START DATA PROVIDED

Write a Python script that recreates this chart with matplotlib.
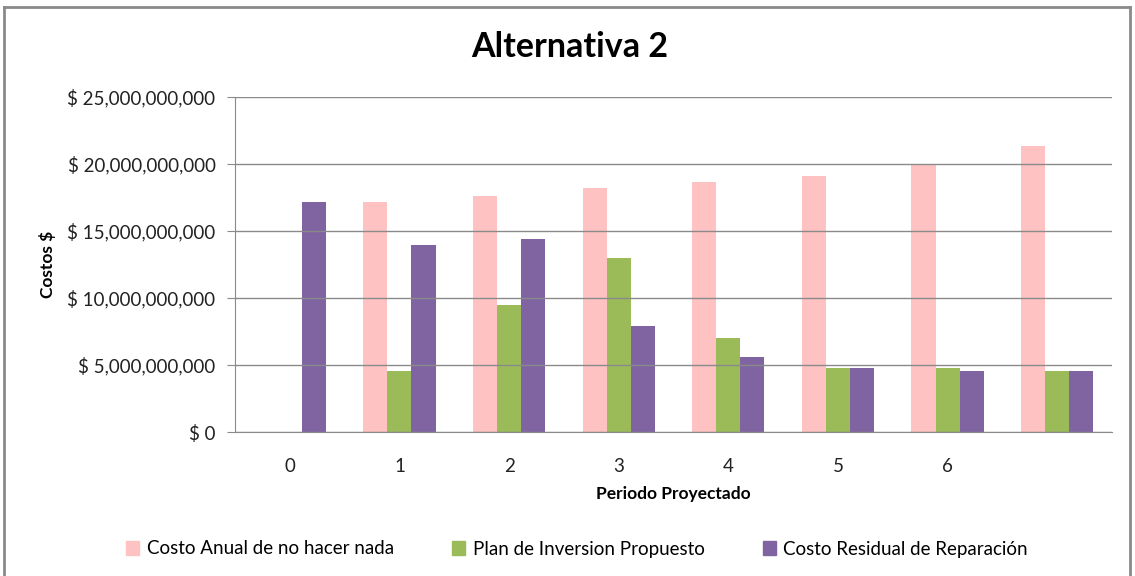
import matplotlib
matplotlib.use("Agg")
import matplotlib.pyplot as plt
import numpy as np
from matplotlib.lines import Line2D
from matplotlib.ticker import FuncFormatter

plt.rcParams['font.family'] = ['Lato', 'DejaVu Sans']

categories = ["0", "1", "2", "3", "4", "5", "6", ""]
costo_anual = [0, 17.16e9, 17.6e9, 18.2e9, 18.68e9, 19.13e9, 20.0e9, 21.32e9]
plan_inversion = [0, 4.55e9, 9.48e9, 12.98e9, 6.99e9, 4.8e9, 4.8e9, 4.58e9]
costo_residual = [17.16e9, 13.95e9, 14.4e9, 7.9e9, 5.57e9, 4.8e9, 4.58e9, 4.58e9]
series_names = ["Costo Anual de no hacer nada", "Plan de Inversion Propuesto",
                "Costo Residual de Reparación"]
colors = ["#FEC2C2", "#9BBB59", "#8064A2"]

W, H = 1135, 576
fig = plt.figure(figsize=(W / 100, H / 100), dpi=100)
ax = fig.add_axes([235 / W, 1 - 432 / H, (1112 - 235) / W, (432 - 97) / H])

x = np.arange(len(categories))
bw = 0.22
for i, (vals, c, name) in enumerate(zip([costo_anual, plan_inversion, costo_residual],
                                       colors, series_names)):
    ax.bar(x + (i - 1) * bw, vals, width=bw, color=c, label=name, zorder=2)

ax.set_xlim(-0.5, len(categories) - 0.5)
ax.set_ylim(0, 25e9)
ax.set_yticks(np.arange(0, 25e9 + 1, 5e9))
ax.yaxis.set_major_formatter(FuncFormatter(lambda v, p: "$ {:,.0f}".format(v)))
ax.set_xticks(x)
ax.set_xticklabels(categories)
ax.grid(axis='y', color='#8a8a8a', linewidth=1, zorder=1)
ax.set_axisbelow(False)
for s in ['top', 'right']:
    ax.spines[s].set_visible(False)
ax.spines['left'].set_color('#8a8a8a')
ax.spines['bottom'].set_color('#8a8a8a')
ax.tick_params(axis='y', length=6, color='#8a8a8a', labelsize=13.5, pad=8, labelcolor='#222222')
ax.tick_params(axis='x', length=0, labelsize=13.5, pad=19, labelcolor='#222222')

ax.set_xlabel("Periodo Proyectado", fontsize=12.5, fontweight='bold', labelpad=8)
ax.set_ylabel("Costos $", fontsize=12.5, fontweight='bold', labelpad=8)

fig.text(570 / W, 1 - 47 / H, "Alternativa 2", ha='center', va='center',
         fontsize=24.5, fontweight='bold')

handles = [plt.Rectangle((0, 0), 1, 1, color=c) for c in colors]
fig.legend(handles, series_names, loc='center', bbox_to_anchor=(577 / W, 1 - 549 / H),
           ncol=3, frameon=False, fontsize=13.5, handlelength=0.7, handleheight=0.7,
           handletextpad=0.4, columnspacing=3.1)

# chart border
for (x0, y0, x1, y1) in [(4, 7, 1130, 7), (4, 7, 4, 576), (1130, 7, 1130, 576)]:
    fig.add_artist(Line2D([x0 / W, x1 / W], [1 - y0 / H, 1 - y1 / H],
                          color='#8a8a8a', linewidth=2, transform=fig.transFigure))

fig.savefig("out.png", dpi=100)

END DATA PROVIDED

• TASK GOAL: Begin at the top of the material above and output each line exactly, stopping after the line that holds "plt.rcParams['font.family'] = ['Lato', 'DejaVu". Leave out pictures.

• IN RESPONSE:
Write a Python script that recreates this chart with matplotlib.
import matplotlib
matplotlib.use("Agg")
import matplotlib.pyplot as plt
import numpy as np
from matplotlib.lines import Line2D
from matplotlib.ticker import FuncFormatter

plt.rcParams['font.family'] = ['Lato', 'DejaVu Sans']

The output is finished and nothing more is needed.